メジャー作品で初の前向きなトランスジェンダー役
この『ガープの世界』のロバータ・マルドゥーンは、ハリウッドのメジャー作品で「トランスジェンダーを前向きに描いた役」の最初のひとつとして語り継がれる。それまでは、悲劇、あるいは笑いの対象とされてきたトランスジェンダーに、ヒーロー的な側面を与えたからだ。
ジョン・リスゴーは『ガープの世界』でアカデミー賞助演男優賞にノミネート。一気にメジャー俳優となる。じつはこの年(1982年度)のアカデミー賞は、主演男優賞に『トッツィー』のダスティン・ホフマン、主演女優賞に『ビクター/ビクトリア』のジュリー・アンドリュース、助演男優賞に同作のロバート・プレストンがノミネートされた。リスゴーはトランスジェンダー役で、プレストンは女装するゲイの役。アンドリュースは男装の役。そしてホフマンは女装して仕事を手に入れる俳優の役。セクシュアリティと異性装をまとめるのは強引だし、今の基準から考えれば役の造形に賛否が起こる側面もあるが、ジェンダーを考えさせる役がこれだけ多くアカデミー賞に評価されたことは、時代として革新的だった。残念ながら4人とも受賞は逃した。ちなみに『トッツィー』でダスティン・ホフマンが演じた主人公は、広い意味でトランスジェンダー的な要素を備えている。表面的には単純な女装だが、それだけで判断してはいけないことは、ドキュメンタリー『トランスジェンダーとハリウッド:過去、現在、そして』(20)を観ればよくわかる。
『ガープの世界』© 1982 Warner Bros Entertainment Inc. All Rights Reserved.
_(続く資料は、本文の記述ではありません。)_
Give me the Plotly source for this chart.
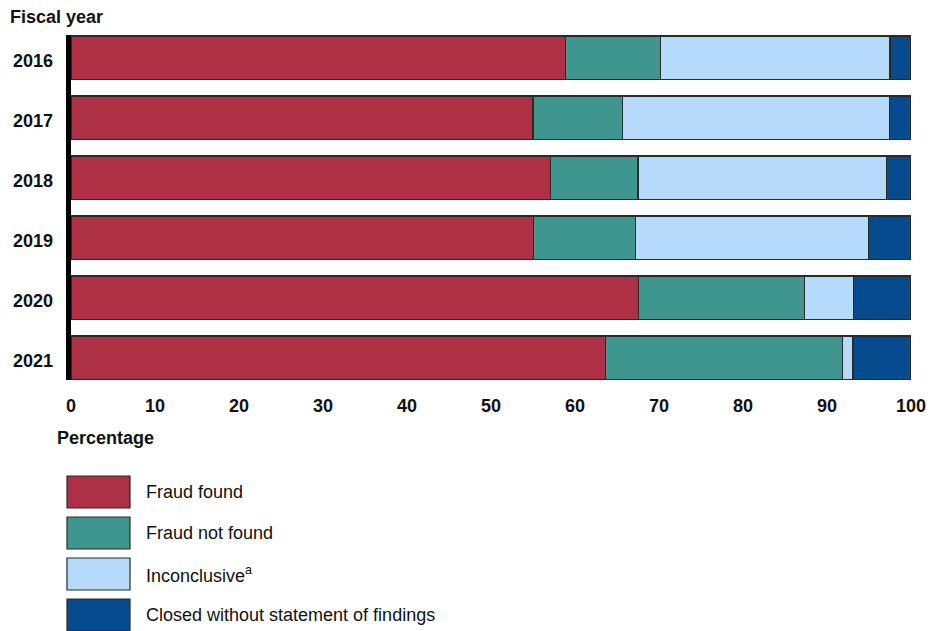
import plotly.graph_objects as go

years = ["2016", "2017", "2018", "2019", "2020", "2021"]
series_names = ["Fraud found", "Fraud not found", "Inconclusive<sup>a</sup>",
                "Closed without statement of findings"]
fraud_found = [58.9, 55.0, 57.1, 55.1, 67.6, 63.6]
fraud_not_found = [11.3, 10.7, 10.4, 12.1, 19.7, 28.2]
inconclusive = [27.3, 31.7, 29.6, 27.7, 5.9, 1.3]
closed = [2.5, 2.6, 2.9, 5.1, 6.8, 6.9]
x_ticks = [0, 10, 20, 30, 40, 50, 60, 70, 80, 90, 100]

colors = ["#AD3045", "#3F968F", "#B6DAFB", "#074B8F"]
values = [fraud_found, fraud_not_found, inconclusive, closed]

W, H = 939, 631
L, R, T, B = 71, 28, 35, 251
pw, ph = W - L - R, H - T - B

def px_x(p):
    return (p - L) / pw

def px_y(p):
    return (H - B - p) / ph

font = "Liberation Sans, Arial, sans-serif"

fig = go.Figure()
for name, vals, c in zip(series_names, values, colors):
    fig.add_trace(go.Bar(
        y=years, x=vals, orientation="h", name=name,
        marker=dict(color=c, line=dict(color="#2a2a2a", width=1.2)),
        showlegend=False,
    ))

shapes = []
annotations = []
# custom legend
for i, (name, c) in enumerate(zip(series_names, colors)):
    top = 476 + i * 41
    bot = top + 32
    shapes.append(dict(type="rect", xref="paper", yref="paper",
                       x0=px_x(67), x1=px_x(130), y0=px_y(bot), y1=px_y(top),
                       fillcolor=c, line=dict(color="#2a2a2a", width=1.2)))
    annotations.append(dict(xref="paper", yref="paper", x=px_x(144), y=px_y((top + bot) / 2),
                            text=name, showarrow=False, xanchor="left", yanchor="middle",
                            font=dict(family=font, size=18, color="#111")))

# year labels at the category positions of the y axis, nudged slightly down
for idx, yr in enumerate(years):
    annotations.append(dict(xref="paper", yref="y", x=px_x(55), y=idx, yshift=-3,
                            text="<b>" + yr + "</b>", showarrow=False, xanchor="right",
                            yanchor="middle", font=dict(family=font, size=18, color="#111")))

annotations.append(dict(xref="paper", yref="paper", x=px_x(8), y=px_y(17),
                        text="<b>Fiscal year</b>", showarrow=False, xanchor="left",
                        yanchor="middle", font=dict(family=font, size=18, color="#111")))
annotations.append(dict(xref="paper", yref="paper", x=px_x(55), y=px_y(438),
                        text="<b>Percentage</b>", showarrow=False, xanchor="left",
                        yanchor="middle", font=dict(family=font, size=18, color="#111")))

fig.update_layout(
    width=W, height=H, barmode="stack", bargap=0.28,
    margin=dict(l=L, r=R, t=T, b=B, pad=0, autoexpand=False),
    plot_bgcolor="white", paper_bgcolor="white",
    shapes=shapes, annotations=annotations,
    xaxis=dict(range=[0, 100], tickvals=x_ticks, ticktext=[str(v) for v in x_ticks],
               showgrid=False, zeroline=False, showline=False, ticks="",
               ticklabelstandoff=13, automargin=False,
               tickfont=dict(family=font, size=18, color="#111", weight="bold")),
    yaxis=dict(type="category", categoryorder="array", categoryarray=years,
               range=[5.375, -0.375],
               showgrid=False, zeroline=False, showline=True, linecolor="black",
               linewidth=5, ticks="", showticklabels=False, automargin=False),
)

fig.write_html("out.html", config={"displayModeBar": False},
               post_script="document.body.style.margin='0';document.body.style.overflow='hidden';")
ジョン・リスゴーとともに『ガープの世界』でアカデミー賞にノミネート(助演女優賞)されたのが、ジェニー役のグレン・クローズである。『ガープの世界』は、クローズの劇場映画デビュー作。彼女の舞台を観たプロデューサーが抜擢した。子供を作る目的以外での男性との性交渉を拒み、性暴力を受けた女性たちのケアをすることに人生を捧げたジェニー。過激な行動にも出るフェミニストたちのアイコンにもなるこの役は、たしかにアカデミー賞向きであるが、そうした役に人間味を与えたのがグレン・クローズの変幻自在の演技力だった。彼女はその後、主演女優賞で4回(『危険な情事』87、『危険な関係』88、『アルバート氏の人生』11、『天才作家の妻 40年目の真実』18)、助演女優賞で3回(『再会の時』83、『ナチュラル』84、『ヒルビリー・エレジー 郷愁の哀歌』20)のノミネートを果たし、いまだ受賞には至っていない。
アカデミー賞の歴史では、ジェラルディン・ペイジが『バウンティフルへの旅』(85)で8度目のノミネートでようやく受賞に輝いた。ピーター・オトゥールが『アラビアのロレンス』(62)など計8回、主演男優賞にノミネートされて無冠(2003年に名誉賞のみ受賞)という記録もある。